**Provided data**.
- - -
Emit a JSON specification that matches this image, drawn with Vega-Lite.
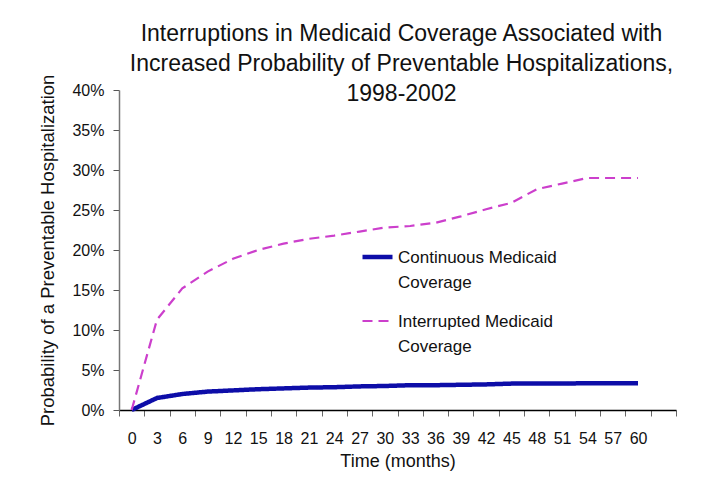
- - -
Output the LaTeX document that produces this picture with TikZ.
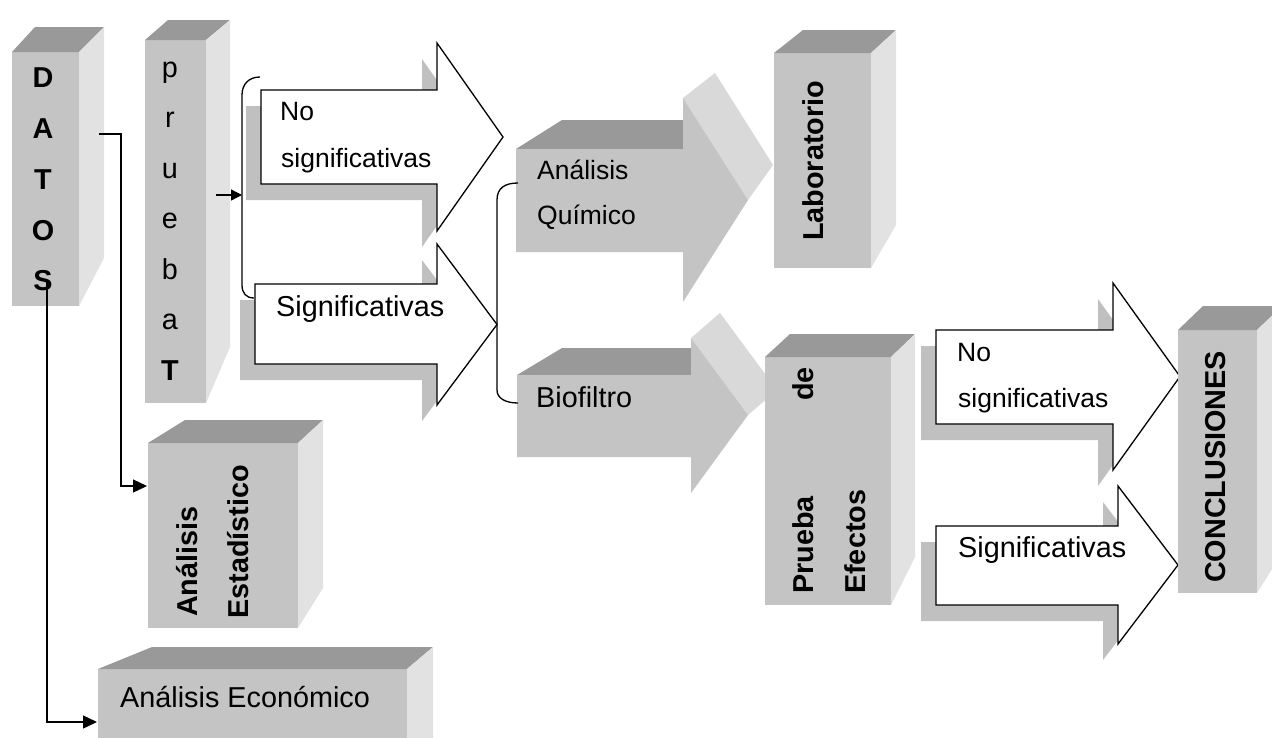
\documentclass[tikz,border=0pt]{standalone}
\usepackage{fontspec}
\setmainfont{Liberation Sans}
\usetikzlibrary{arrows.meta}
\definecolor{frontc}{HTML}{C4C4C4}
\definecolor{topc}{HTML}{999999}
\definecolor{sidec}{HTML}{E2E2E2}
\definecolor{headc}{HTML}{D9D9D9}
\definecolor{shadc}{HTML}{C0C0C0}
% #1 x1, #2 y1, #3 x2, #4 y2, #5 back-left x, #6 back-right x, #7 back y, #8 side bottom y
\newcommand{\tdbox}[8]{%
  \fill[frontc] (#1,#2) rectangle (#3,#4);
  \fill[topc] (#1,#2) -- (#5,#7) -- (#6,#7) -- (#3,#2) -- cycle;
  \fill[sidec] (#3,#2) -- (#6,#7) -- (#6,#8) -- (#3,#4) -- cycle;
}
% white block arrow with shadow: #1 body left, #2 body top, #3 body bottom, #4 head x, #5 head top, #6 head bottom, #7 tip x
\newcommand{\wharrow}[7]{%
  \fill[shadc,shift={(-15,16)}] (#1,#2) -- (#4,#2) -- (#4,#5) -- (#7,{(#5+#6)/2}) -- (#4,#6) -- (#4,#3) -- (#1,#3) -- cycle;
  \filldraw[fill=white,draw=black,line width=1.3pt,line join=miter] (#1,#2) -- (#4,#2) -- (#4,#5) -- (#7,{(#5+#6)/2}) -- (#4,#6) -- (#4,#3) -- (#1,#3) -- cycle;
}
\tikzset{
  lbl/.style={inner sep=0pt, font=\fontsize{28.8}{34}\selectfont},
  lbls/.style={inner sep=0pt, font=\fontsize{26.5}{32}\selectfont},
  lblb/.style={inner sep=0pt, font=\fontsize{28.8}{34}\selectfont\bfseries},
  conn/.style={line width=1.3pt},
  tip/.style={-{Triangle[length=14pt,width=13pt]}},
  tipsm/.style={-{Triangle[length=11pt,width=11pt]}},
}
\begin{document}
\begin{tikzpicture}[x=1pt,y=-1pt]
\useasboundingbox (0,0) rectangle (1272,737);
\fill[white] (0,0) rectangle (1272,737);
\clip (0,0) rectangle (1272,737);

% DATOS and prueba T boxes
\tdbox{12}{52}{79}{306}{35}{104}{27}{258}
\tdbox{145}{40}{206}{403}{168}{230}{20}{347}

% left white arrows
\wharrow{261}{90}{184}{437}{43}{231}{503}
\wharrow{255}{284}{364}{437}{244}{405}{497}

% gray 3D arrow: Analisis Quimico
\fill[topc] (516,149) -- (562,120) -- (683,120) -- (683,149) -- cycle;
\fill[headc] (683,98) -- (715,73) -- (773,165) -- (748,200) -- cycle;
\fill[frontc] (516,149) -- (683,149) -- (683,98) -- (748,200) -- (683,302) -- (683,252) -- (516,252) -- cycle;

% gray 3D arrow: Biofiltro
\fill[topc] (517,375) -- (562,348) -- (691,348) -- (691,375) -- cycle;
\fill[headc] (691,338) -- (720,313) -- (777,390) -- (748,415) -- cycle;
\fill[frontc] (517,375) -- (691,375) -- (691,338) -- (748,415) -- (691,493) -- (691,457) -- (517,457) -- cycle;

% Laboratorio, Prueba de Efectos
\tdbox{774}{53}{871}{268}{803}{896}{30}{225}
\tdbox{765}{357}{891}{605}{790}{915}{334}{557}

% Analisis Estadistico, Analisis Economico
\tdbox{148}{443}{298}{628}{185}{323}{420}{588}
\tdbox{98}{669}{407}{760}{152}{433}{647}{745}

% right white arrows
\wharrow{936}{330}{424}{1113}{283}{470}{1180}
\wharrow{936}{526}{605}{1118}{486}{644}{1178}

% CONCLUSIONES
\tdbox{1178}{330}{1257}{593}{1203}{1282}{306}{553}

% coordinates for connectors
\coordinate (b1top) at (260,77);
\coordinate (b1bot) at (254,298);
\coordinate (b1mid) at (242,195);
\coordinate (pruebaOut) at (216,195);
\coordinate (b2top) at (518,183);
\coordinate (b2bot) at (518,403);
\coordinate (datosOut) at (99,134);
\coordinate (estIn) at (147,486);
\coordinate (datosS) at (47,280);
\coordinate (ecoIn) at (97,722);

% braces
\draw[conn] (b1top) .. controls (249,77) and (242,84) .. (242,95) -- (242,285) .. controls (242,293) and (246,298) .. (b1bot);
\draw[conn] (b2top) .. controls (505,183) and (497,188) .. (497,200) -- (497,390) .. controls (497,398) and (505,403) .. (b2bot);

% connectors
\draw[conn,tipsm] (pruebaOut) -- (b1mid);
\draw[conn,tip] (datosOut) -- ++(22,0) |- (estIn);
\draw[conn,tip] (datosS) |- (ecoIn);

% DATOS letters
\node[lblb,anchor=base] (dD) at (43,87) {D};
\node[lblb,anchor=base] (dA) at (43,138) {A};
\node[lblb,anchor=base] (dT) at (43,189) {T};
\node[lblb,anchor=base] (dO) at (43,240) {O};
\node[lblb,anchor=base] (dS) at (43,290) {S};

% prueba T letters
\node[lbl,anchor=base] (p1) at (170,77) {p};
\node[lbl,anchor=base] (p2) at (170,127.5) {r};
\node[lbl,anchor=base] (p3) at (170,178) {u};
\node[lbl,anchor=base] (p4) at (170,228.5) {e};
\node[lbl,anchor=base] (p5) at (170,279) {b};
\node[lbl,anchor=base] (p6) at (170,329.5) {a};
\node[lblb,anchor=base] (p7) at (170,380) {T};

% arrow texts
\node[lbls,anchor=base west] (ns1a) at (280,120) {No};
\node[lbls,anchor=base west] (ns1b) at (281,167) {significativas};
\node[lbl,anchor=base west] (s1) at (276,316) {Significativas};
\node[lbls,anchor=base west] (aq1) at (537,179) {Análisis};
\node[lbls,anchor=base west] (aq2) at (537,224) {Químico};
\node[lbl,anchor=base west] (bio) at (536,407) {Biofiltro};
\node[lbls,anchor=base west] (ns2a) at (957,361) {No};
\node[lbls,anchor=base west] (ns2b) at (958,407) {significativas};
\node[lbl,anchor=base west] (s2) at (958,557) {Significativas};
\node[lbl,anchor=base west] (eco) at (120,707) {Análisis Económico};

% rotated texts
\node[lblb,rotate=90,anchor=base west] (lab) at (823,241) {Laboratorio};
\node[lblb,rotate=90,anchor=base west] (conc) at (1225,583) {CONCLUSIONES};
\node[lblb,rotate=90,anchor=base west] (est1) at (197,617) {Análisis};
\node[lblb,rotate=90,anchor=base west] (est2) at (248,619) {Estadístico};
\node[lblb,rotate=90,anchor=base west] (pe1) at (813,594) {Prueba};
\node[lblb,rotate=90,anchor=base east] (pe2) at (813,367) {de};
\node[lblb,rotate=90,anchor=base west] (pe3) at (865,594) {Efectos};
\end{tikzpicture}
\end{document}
- - -
**Exercise description**. Using the listing above, list every line in which the string "that" occurs.

**Output below**.
Emit a JSON specification that matches this image, drawn with Vega-Lite.
Output the LaTeX document that produces this picture with TikZ.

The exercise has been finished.